Not sure where the omnirek design came from. It has been suiting in my custom folder for a long time now. I can't remember if it was an adaptation or a new design so i am not going to claim to have designed it until i have gone back over my notes. Least thing i would want is to inadvertently infringe on someone else's work. That's the quickest and most effective way to ruin ones own reputation.
Yep, that's a good point. You should never claim that you created an existing design that somebody else actually came up with. Give credit to the actual designer.
I think it's actually a bit of an interesting topic owing to the fact that very few things are truly original and most things are either an adaptation of or else very closely resemble something that pre-dates them. The website Facetdiagrams.org has around 4500 diagrams and there are books and websites with many, many more again. There are such an extrordinary number of faceting diagrams in existence that it's difficult to imagine that it would be at all easy to design one that doesn't closely resemble one that already exists out there somewhere, published or unpublished.
The great South African diamond cutter Basil Watermeyer is credited with having invented the barion concept during the 1970's, which many designs employ today. While I think it likely that it's completely original to him, I also think it's easily possible that someone else did it before him but never sought acclaim. After all, it's just putting some half-moon shaped facets around the top of a round brilliant-type pavilion to allow it to be attached to a different shaped crown - a very logical idea that anyone with a relatively small amount of faceting experience could have come up with.

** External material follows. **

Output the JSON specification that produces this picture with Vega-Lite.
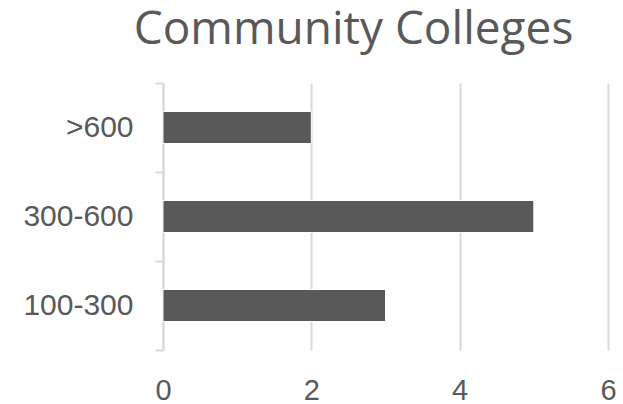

Plus nowdays almost anyone with ability to use a computer and some design software - probably hundreds of millions of people - can probably come up with a faceting design after a bit of mucking around and maybe even copyright it as well - but how many of them have the ability to actually turn the model on the computer screen into a real, finished gem?
Of course, whenever we build a design from scratch and then see it through to completion, we
should feel a sense of accomplishment and feel that it is ours. It's just that I always wonder how original I'm really being - if I really went searching long and hard, would I come across an existing design that so closely resembles what I've done that it's virtually the same thing?